Hidden flood damage

WPI researcher warns floods across the South may cause invisible road damages
March 22, 2016

Record-high floodwaters that inundated parts of the South last week are receding, but Rajib Mallick, professor of civil and environmental engineering, says hidden flood damage could lie beneath the surface of the roadways months after the floodwaters have gone.

PhD student Ryan Worsman, left, Donald Pellegrino, CEE lab manager, and Rajib Mallick with a falling weight deflectometer to detect hidden flood damage

“Public works leaders across the South need to do everything they can to evaluate the condition of the roads,” says Mallick, a researcher at WPI’s Pavement Research Laboratory. “The structural integrity of these roads may have been compromised due to the historic flooding.”

According to published reports, more than two million people across Louisiana, Mississippi, Oklahoma, Arkansas, Tennessee, and Texas have been impacted by the floods, which have resulted in six deaths and more than 6,000 homes damaged.

Mallick and his research team have significant experience in evaluating the integrity of the nation’s roads. In April 2014, WPI—in tandem with University of New Hampshire—received a $125,000 grant from the Federal Highway Administration to conduct “flooded pavement assessment” in various parts of the country. The grant calls for advising state departments of transportation and the Federal Highway Administration about the conditions of flooded roadways. Mallick noted that WPI has been conducting a significant amount of regional work for state departments of transportation in New England since the late 1990s.

According to Mallick, universities and research institutions across the United States need a significant amount of investment from the federal government to develop better road materials, construction, and maintenance processes.

“For the past several decades, the number of trucks and other vehicles has gone up steadily and significantly, but the number of new roadways built has been miniscule,” he says. “This means significantly added stress on existing roadways. And this stress gets multiplied with the effect of extreme events such as flooding, and we do expect more flooding in many places in the future due to climate change.”

 

PhD student Ryan Worsman checks ethernet cables connected from the falling weight deflectometer to an on-board computer.

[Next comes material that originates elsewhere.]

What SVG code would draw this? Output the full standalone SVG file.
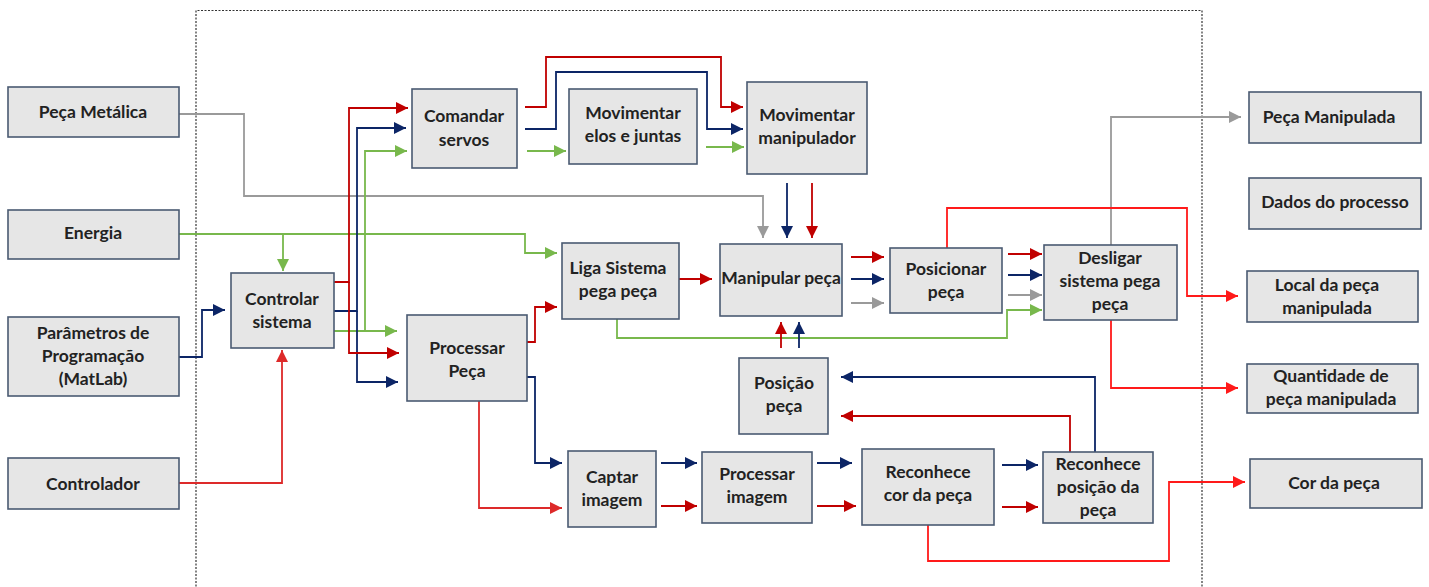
<svg xmlns="http://www.w3.org/2000/svg" width="1429" height="587" viewBox="0 0 1429 587">
<style>
.n rect{fill:#e6e6e6;stroke:#4a5a72;stroke-width:1.6}
.n text{font-family:Lato,"Open Sans","Liberation Sans",sans-serif;font-weight:700;font-size:17.5px;fill:#222;text-anchor:middle}
.c polyline{fill:none;stroke-width:1.8}
.dr{stroke:#c00000}
.lr{stroke:#dd2a2a}
.br{stroke:#ff1a1a}
.bl{stroke:#0c2566}
.gr{stroke:#78b84c}
.gy{stroke:#9a9a9a}
.frame{fill:none;stroke:#333;stroke-width:1.2;stroke-dasharray:2 1.5}
</style>
<defs>
<marker id="aDR" viewBox="0 0 12 12" refX="12" refY="6" markerWidth="12" markerHeight="12" markerUnits="userSpaceOnUse" orient="auto"><path d="M0,0L12,6L0,12z" fill="#c00000"/></marker>
<marker id="aLR" viewBox="0 0 12 12" refX="12" refY="6" markerWidth="12" markerHeight="12" markerUnits="userSpaceOnUse" orient="auto"><path d="M0,0L12,6L0,12z" fill="#dd2a2a"/></marker>
<marker id="aBR" viewBox="0 0 12 12" refX="12" refY="6" markerWidth="12" markerHeight="12" markerUnits="userSpaceOnUse" orient="auto"><path d="M0,0L12,6L0,12z" fill="#ff1a1a"/></marker>
<marker id="aBL" viewBox="0 0 12 12" refX="12" refY="6" markerWidth="12" markerHeight="12" markerUnits="userSpaceOnUse" orient="auto"><path d="M0,0L12,6L0,12z" fill="#0c2566"/></marker>
<marker id="aGR" viewBox="0 0 12 12" refX="12" refY="6" markerWidth="12" markerHeight="12" markerUnits="userSpaceOnUse" orient="auto"><path d="M0,0L12,6L0,12z" fill="#78b84c"/></marker>
<marker id="aGY" viewBox="0 0 12 12" refX="12" refY="6" markerWidth="12" markerHeight="12" markerUnits="userSpaceOnUse" orient="auto"><path d="M0,0L12,6L0,12z" fill="#9a9a9a"/></marker>
</defs>
<rect width="1429" height="587" fill="#fff"/>
<path class="frame" d="M196,590V10.5H1202V590"/>

<g id="connectors" class="c">
<!-- gray -->
<polyline class="gy" points="179,114 244,114 244,196 763,196 763,238" marker-end="url(#aGY)"/>
<polyline class="gy" points="851,303 884,303" marker-end="url(#aGY)"/>
<polyline class="gy" points="1008,295 1042,295" marker-end="url(#aGY)"/>
<polyline class="gy" points="1111,245 1111,117 1241,117" marker-end="url(#aGY)"/>
<!-- green -->
<polyline class="gr" points="179,234 525,234 525,253 557,253" marker-end="url(#aGR)"/>
<polyline class="gr" points="283,234 283,271" marker-end="url(#aGR)"/>
<polyline class="gr" points="334,331 397,331" marker-end="url(#aGR)"/>
<polyline class="gr" points="365,331 365,151 407,151" marker-end="url(#aGR)"/>
<polyline class="gr" points="527,151 566,151" marker-end="url(#aGR)"/>
<polyline class="gr" points="706,147 744,147" marker-end="url(#aGR)"/>
<polyline class="gr" points="617,319 617,338 1007,338 1007,310 1042,310" marker-end="url(#aGR)"/>
<!-- blue -->
<polyline class="bl" points="179,357 202,357 202,310 225,310" marker-end="url(#aBL)"/>
<polyline class="bl" points="334,311 357,311 357,128 406,128" marker-end="url(#aBL)"/>
<polyline class="bl" points="357,311 357,382 398,382" marker-end="url(#aBL)"/>
<polyline class="bl" points="525,129 556,129 556,72 707,72 707,129 743,129" marker-end="url(#aBL)"/>
<polyline class="bl" points="787,183 787,238" marker-end="url(#aBL)"/>
<polyline class="bl" points="851,279 884,279" marker-end="url(#aBL)"/>
<polyline class="bl" points="1008,275 1042,275" marker-end="url(#aBL)"/>
<polyline class="bl" points="527,377 535,377 535,463 562,463" marker-end="url(#aBL)"/>
<polyline class="bl" points="661,463 697,463" marker-end="url(#aBL)"/>
<polyline class="bl" points="817,463 852,463" marker-end="url(#aBL)"/>
<polyline class="bl" points="1002,465 1038,465" marker-end="url(#aBL)"/>
<polyline class="bl" points="1095,452 1095,377 841,377" marker-end="url(#aBL)"/>
<polyline class="bl" points="799,348 799,322" marker-end="url(#aBL)"/>
<!-- dark red -->
<polyline class="lr" points="179,483 282,483 282,350" marker-end="url(#aLR)"/>
<polyline class="dr" points="334,282 349,282 349,108 408,108" marker-end="url(#aDR)"/>
<polyline class="dr" points="349,282 349,353 399,353" marker-end="url(#aDR)"/>
<polyline class="dr" points="525,107 546,107 546,57 721,57 721,107 743,107" marker-end="url(#aDR)"/>
<polyline class="dr" points="812,183 812,238" marker-end="url(#aDR)"/>
<polyline class="dr" points="679,279 712,279" marker-end="url(#aDR)"/>
<polyline class="dr" points="851,257 884,257" marker-end="url(#aDR)"/>
<polyline class="dr" points="1008,254 1042,254" marker-end="url(#aDR)"/>
<polyline class="dr" points="527,342 535,342 535,307 557,307" marker-end="url(#aDR)"/>
<polyline class="lr" points="479,401 479,508 562,508" marker-end="url(#aLR)"/>
<polyline class="dr" points="661,506 697,506" marker-end="url(#aDR)"/>
<polyline class="dr" points="817,506 856,506" marker-end="url(#aDR)"/>
<polyline class="dr" points="1002,507 1038,507" marker-end="url(#aDR)"/>
<polyline class="dr" points="1070,452 1070,416 841,416" marker-end="url(#aDR)"/>
<polyline class="dr" points="781,348 781,322" marker-end="url(#aDR)"/>
<!-- bright red -->
<polyline class="br" points="947,248 947,208 1187,208 1187,296 1238,296" marker-end="url(#aBR)"/>
<polyline class="br" points="1111,320 1111,388 1238,388" marker-end="url(#aBR)"/>
<polyline class="br" points="928,525 928,561 1169,561 1169,482 1245,482" marker-end="url(#aBR)"/>
</g>

<g id="peca-metalica" class="n"><rect x="8" y="87" width="171" height="50"/><text x="93" y="118">Peça Metálica</text></g>
<g id="energia" class="n"><rect x="8" y="210" width="171" height="49"/><text x="93" y="239">Energia</text></g>
<g id="parametros" class="n"><rect x="8" y="317" width="171" height="79"/><text x="93" y="339">Parâmetros de</text><text x="93" y="362">Programação</text><text x="93" y="385">(MatLab)</text></g>
<g id="controlador" class="n"><rect x="8" y="458" width="171" height="51"/><text x="93" y="490">Controlador</text></g>

<g id="controlar-sistema" class="n"><rect x="231" y="273" width="103" height="75"/><text x="282" y="305">Controlar</text><text x="282" y="328">sistema</text></g>
<g id="comandar-servos" class="n"><rect x="412" y="89" width="105" height="79"/><text x="464" y="122">Comandar</text><text x="464" y="146">servos</text></g>
<g id="movimentar-elos" class="n"><rect x="569" y="89" width="128" height="75"/><text x="633" y="119">Movimentar</text><text x="633" y="142">elos e juntas</text></g>
<g id="movimentar-manipulador" class="n"><rect x="747" y="82" width="120" height="92"/><text x="807" y="121">Movimentar</text><text x="807" y="144">manipulador</text></g>
<g id="liga-sistema" class="n"><rect x="562" y="243" width="117" height="76"/><text x="618" y="274">Liga Sistema</text><text x="618" y="297">pega peça</text></g>
<g id="manipular-peca" class="n"><rect x="720" y="244" width="122" height="72"/><text x="781" y="284">Manipular peça</text></g>
<g id="posicionar-peca" class="n"><rect x="890" y="248" width="112" height="65"/><text x="946" y="275">Posicionar</text><text x="946" y="298">peça</text></g>
<g id="desligar" class="n"><rect x="1044" y="245" width="133" height="75"/><text x="1110" y="264">Desligar</text><text x="1110" y="287">sistema pega</text><text x="1110" y="310">peça</text></g>
<g id="processar-peca" class="n"><rect x="407" y="315" width="120" height="86"/><text x="467" y="354">Processar</text><text x="467" y="377">Peça</text></g>
<g id="posicao-peca" class="n"><rect x="739" y="358" width="89" height="76"/><text x="784" y="389">Posição</text><text x="784" y="412">peça</text></g>
<g id="captar-imagem" class="n"><rect x="568" y="451" width="88" height="76"/><text x="612" y="483">Captar</text><text x="612" y="506">imagem</text></g>
<g id="processar-imagem" class="n"><rect x="702" y="452" width="110" height="71"/><text x="757" y="480">Processar</text><text x="757" y="503">imagem</text></g>
<g id="reconhece-cor" class="n"><rect x="862" y="449" width="132" height="76"/><text x="928" y="478">Reconhece</text><text x="928" y="501">cor da peça</text></g>
<g id="reconhece-posicao" class="n"><rect x="1043" y="452" width="110" height="71"/><text x="1098" y="470">Reconhece</text><text x="1098" y="493">posição da</text><text x="1098" y="516">peça</text></g>

<g id="peca-manipulada" class="n"><rect x="1249" y="92" width="172" height="51"/><text x="1329" y="123">Peça Manipulada</text></g>
<g id="dados-processo" class="n"><rect x="1249" y="178" width="172" height="51"/><text x="1335" y="208">Dados do processo</text></g>
<g id="local-peca" class="n"><rect x="1247" y="271" width="171" height="51"/><text x="1327" y="291">Local da peça</text><text x="1327" y="314">manipulada</text></g>
<g id="quantidade" class="n"><rect x="1247" y="364" width="171" height="49"/><text x="1331" y="382">Quantidade de</text><text x="1331" y="405">peça manipulada</text></g>
<g id="cor-peca" class="n"><rect x="1250" y="459" width="172" height="49"/><text x="1334" y="489">Cor da peça</text></g>
</svg>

In an effort to evaluate roads, WPI leaders use a high-tech piece of machinery known as a falling weight deflectometer (FWD), which was obtained via a federal grant in 2005. The deflectometer, which looks like an air conditioning compressor, applies a dynamic load that simulates the loading of a moving wheel, such as a tractor-trailer. The unit sits on a platform that is towed by a van.

The university’s FWD—one of the few owned by a university in the United States—is equipped with multiple geophones, cone-shaped devices that touch the road and measure ground movement. The first geophone measures the capacity of the structure of the pavement and the other geophones can measure the surface, base, and sub-base of the pavement. Ethernet cables are also connected from the FWD to an on-board computer that tells researchers where the “deflections”—or dips under the pavement—exist. Pavement that is in poor condition will show deeper deflections on the computer screen.

“By using the falling weight deflectometer, we are able to figure out if the problem lies in the subgrade, base, or sub-base of the pavement, or in the surface layer,” says Mallick. “Depending on the type of evaluation, we can test miles of pavement in a day and determine if the pavement is good or bad.”

Mallick says the WPI team compares the pre-flooding data against the current flooding data to determine the condition of the roads. Joining Mallick as part of the research team are lab manager Don Pellegrino and graduate student Ryan Worsman ’12.